Information provided:
• • • • • • •
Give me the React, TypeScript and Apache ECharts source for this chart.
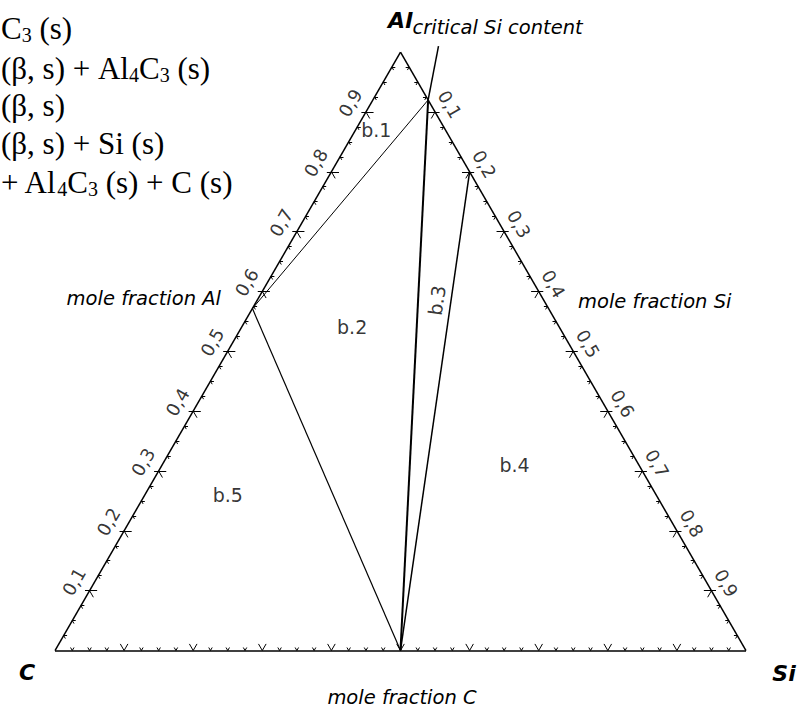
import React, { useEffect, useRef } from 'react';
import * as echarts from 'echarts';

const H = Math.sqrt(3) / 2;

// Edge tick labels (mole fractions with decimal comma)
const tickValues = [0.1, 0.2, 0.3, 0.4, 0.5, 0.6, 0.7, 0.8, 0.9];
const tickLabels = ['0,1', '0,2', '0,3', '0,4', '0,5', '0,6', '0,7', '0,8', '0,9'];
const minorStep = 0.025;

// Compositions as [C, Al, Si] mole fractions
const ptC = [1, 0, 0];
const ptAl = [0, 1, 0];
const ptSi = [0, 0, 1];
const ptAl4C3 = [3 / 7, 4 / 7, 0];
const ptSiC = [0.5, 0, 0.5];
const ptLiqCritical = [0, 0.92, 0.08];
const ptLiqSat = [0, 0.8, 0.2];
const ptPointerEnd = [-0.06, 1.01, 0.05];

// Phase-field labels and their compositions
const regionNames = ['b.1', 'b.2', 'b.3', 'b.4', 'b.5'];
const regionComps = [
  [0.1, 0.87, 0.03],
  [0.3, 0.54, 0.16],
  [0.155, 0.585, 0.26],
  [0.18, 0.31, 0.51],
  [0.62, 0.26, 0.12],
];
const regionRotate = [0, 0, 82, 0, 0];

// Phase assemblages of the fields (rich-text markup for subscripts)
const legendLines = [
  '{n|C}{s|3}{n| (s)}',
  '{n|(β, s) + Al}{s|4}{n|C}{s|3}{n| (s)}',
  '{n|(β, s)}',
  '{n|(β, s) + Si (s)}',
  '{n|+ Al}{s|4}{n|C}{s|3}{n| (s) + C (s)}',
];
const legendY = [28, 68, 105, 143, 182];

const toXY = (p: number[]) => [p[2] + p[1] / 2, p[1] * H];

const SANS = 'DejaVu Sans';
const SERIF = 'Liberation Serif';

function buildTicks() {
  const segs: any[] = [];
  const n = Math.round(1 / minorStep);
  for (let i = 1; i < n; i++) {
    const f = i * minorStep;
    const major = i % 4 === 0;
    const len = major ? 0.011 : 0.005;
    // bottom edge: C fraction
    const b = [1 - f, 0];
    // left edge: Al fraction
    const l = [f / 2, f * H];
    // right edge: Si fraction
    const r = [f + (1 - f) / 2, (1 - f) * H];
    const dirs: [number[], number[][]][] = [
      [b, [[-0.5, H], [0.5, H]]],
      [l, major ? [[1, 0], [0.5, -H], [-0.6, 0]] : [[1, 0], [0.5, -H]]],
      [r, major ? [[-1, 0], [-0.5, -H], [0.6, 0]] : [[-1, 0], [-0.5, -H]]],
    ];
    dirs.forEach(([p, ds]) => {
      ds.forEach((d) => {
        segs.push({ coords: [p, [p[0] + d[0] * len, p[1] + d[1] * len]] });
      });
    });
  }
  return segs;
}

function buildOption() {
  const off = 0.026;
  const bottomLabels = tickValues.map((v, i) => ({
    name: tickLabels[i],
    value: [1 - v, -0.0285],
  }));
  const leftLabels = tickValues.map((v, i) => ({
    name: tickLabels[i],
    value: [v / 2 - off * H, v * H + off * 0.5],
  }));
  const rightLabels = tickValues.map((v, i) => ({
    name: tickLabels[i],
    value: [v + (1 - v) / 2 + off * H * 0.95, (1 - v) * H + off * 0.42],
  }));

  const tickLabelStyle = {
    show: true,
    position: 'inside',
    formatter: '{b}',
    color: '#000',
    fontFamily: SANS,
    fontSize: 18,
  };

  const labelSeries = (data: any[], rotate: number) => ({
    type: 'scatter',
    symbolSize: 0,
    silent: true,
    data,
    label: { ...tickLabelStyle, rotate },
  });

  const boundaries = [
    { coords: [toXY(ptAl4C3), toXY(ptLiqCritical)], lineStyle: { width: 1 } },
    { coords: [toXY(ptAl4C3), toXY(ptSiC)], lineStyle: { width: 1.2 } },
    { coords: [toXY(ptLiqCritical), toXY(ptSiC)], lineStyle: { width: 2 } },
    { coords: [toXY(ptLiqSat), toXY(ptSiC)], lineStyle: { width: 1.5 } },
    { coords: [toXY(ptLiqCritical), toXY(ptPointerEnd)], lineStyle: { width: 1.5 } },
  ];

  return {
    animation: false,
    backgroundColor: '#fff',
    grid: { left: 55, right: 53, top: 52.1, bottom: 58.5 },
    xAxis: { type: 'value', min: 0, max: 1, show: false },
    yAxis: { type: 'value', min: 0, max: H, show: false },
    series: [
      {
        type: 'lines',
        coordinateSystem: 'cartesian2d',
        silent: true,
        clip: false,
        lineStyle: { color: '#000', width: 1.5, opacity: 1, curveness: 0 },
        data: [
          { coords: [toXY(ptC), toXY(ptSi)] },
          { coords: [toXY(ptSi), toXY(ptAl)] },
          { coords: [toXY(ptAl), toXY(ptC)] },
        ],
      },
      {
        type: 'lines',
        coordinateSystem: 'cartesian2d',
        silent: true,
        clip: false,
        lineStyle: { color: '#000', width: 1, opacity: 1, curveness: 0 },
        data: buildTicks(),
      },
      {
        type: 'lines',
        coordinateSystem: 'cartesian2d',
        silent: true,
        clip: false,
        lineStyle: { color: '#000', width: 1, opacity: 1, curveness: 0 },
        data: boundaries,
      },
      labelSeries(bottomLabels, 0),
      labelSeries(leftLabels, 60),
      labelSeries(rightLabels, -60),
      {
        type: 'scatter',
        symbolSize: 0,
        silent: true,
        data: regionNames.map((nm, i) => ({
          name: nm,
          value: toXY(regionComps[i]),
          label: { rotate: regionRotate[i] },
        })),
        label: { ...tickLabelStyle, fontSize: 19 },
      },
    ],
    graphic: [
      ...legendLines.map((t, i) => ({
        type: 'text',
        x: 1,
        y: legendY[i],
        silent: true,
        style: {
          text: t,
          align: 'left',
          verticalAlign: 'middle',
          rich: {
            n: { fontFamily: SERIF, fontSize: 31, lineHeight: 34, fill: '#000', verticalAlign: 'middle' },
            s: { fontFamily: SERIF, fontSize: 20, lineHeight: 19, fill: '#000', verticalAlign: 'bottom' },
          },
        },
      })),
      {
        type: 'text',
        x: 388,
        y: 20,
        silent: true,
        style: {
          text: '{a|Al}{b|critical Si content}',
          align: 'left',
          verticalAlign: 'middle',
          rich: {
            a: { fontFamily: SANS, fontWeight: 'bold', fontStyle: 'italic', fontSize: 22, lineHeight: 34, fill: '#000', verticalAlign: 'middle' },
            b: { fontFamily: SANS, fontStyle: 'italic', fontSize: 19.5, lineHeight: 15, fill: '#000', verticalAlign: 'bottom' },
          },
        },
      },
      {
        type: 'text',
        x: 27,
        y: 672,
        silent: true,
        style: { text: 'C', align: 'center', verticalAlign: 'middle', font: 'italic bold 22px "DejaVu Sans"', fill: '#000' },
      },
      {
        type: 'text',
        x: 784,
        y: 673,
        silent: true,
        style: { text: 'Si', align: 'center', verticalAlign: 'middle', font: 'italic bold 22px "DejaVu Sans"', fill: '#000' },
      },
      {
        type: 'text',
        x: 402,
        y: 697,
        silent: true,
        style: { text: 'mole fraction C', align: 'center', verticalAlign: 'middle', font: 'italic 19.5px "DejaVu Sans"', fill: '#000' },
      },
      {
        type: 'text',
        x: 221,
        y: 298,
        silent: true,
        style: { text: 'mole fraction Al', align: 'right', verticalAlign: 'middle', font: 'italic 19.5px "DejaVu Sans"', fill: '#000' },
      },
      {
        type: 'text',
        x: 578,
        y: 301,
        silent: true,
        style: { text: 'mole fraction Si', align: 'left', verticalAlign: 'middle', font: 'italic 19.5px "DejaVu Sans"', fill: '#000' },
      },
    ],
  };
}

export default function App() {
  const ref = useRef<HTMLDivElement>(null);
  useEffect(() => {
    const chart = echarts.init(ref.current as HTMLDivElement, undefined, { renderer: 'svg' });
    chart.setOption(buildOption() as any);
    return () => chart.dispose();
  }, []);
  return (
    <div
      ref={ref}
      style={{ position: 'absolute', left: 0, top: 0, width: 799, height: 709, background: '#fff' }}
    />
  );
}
• • • • • • •
Exercise aim:
Omit the pictures, then repeat exactly each line from the beginning of the listing through the line with "const H = Math.sqrt(3) / 2;".

The result:
Give me the React, TypeScript and Apache ECharts source for this chart.
import React, { useEffect, useRef } from 'react';
import * as echarts from 'echarts';

const H = Math.sqrt(3) / 2;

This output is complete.